Exclude the pictures and reproduce the remaining data exactly as written.

────────────────────────────────────────

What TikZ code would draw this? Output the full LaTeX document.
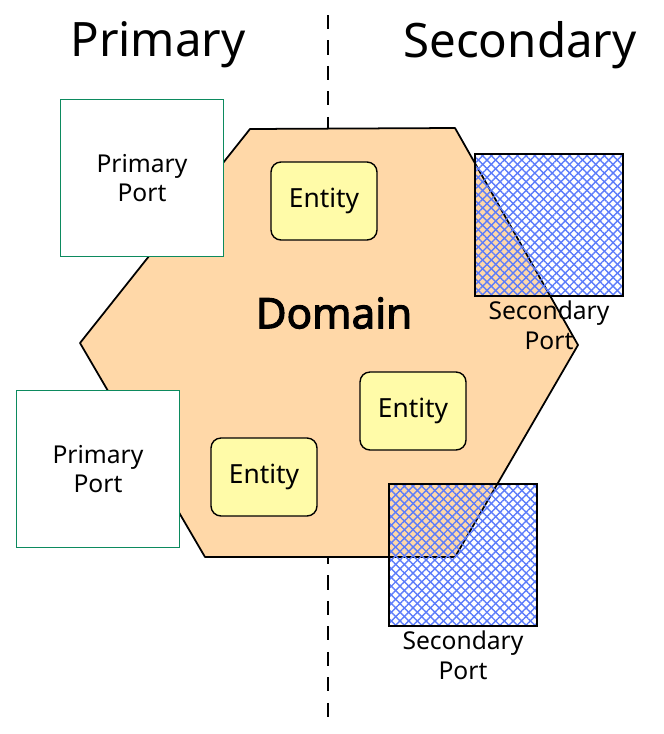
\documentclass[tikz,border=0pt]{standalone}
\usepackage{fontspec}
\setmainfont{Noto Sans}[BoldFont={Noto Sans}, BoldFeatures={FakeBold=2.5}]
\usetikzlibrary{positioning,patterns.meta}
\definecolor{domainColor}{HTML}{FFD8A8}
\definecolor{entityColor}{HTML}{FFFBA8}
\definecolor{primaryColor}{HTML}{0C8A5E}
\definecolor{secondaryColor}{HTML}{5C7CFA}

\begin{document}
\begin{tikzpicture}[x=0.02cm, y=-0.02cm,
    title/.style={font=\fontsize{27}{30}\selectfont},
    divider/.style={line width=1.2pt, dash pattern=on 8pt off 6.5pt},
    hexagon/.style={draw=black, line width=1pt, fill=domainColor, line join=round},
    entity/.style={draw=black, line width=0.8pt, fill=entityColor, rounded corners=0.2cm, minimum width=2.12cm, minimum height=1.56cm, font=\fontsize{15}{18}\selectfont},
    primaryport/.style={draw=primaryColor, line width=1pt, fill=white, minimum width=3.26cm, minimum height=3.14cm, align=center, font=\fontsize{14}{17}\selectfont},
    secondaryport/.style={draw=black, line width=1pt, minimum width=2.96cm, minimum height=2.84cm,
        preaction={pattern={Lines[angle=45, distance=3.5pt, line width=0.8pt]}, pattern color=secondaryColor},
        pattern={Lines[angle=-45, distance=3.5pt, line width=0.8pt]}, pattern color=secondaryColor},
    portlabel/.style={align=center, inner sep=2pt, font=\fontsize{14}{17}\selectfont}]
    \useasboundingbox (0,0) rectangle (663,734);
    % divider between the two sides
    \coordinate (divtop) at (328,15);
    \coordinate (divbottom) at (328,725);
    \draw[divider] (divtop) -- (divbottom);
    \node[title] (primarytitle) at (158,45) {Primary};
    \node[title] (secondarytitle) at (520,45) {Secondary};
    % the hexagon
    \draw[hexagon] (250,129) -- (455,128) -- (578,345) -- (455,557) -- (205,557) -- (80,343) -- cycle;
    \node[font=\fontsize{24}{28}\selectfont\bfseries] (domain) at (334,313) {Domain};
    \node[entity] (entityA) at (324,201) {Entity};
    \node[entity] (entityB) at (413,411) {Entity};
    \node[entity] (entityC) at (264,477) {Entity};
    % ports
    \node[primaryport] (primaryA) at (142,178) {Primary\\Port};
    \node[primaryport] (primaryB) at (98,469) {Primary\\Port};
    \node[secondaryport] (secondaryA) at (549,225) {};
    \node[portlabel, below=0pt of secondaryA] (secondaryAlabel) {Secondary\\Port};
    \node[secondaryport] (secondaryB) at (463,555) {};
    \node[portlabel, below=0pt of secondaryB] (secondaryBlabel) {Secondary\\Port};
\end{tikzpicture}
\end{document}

────────────────────────────────────────

Solved problem>
What TikZ code would draw this? Output the full LaTeX document.
\documentclass[tikz,border=0pt]{standalone}
\usepackage{fontspec}
\setmainfont{Noto Sans}[BoldFont={Noto Sans}, BoldFeatures={FakeBold=2.5}]
\usetikzlibrary{positioning,patterns.meta}
\definecolor{domainColor}{HTML}{FFD8A8}
\definecolor{entityColor}{HTML}{FFFBA8}
\definecolor{primaryColor}{HTML}{0C8A5E}
\definecolor{secondaryColor}{HTML}{5C7CFA}

\begin{document}
\begin{tikzpicture}[x=0.02cm, y=-0.02cm,
    title/.style={font=\fontsize{27}{30}\selectfont},
    divider/.style={line width=1.2pt, dash pattern=on 8pt off 6.5pt},
    hexagon/.style={draw=black, line width=1pt, fill=domainColor, line join=round},
    entity/.style={draw=black, line width=0.8pt, fill=entityColor, rounded corners=0.2cm, minimum width=2.12cm, minimum height=1.56cm, font=\fontsize{15}{18}\selectfont},
    primaryport/.style={draw=primaryColor, line width=1pt, fill=white, minimum width=3.26cm, minimum height=3.14cm, align=center, font=\fontsize{14}{17}\selectfont},
    secondaryport/.style={draw=black, line width=1pt, minimum width=2.96cm, minimum height=2.84cm,
        preaction={pattern={Lines[angle=45, distance=3.5pt, line width=0.8pt]}, pattern color=secondaryColor},
        pattern={Lines[angle=-45, distance=3.5pt, line width=0.8pt]}, pattern color=secondaryColor},
    portlabel/.style={align=center, inner sep=2pt, font=\fontsize{14}{17}\selectfont}]
    \useasboundingbox (0,0) rectangle (663,734);
    % divider between the two sides
    \coordinate (divtop) at (328,15);
    \coordinate (divbottom) at (328,725);
    \draw[divider] (divtop) -- (divbottom);
    \node[title] (primarytitle) at (158,45) {Primary};
    \node[title] (secondarytitle) at (520,45) {Secondary};
    % the hexagon
    \draw[hexagon] (250,129) -- (455,128) -- (578,345) -- (455,557) -- (205,557) -- (80,343) -- cycle;
    \node[font=\fontsize{24}{28}\selectfont\bfseries] (domain) at (334,313) {Domain};
    \node[entity] (entityA) at (324,201) {Entity};
    \node[entity] (entityB) at (413,411) {Entity};
    \node[entity] (entityC) at (264,477) {Entity};
    % ports
    \node[primaryport] (primaryA) at (142,178) {Primary\\Port};
    \node[primaryport] (primaryB) at (98,469) {Primary\\Port};
    \node[secondaryport] (secondaryA) at (549,225) {};
    \node[portlabel, below=0pt of secondaryA] (secondaryAlabel) {Secondary\\Port};
    \node[secondaryport] (secondaryB) at (463,555) {};
    \node[portlabel, below=0pt of secondaryB] (secondaryBlabel) {Secondary\\Port};
\end{tikzpicture}
\end{document}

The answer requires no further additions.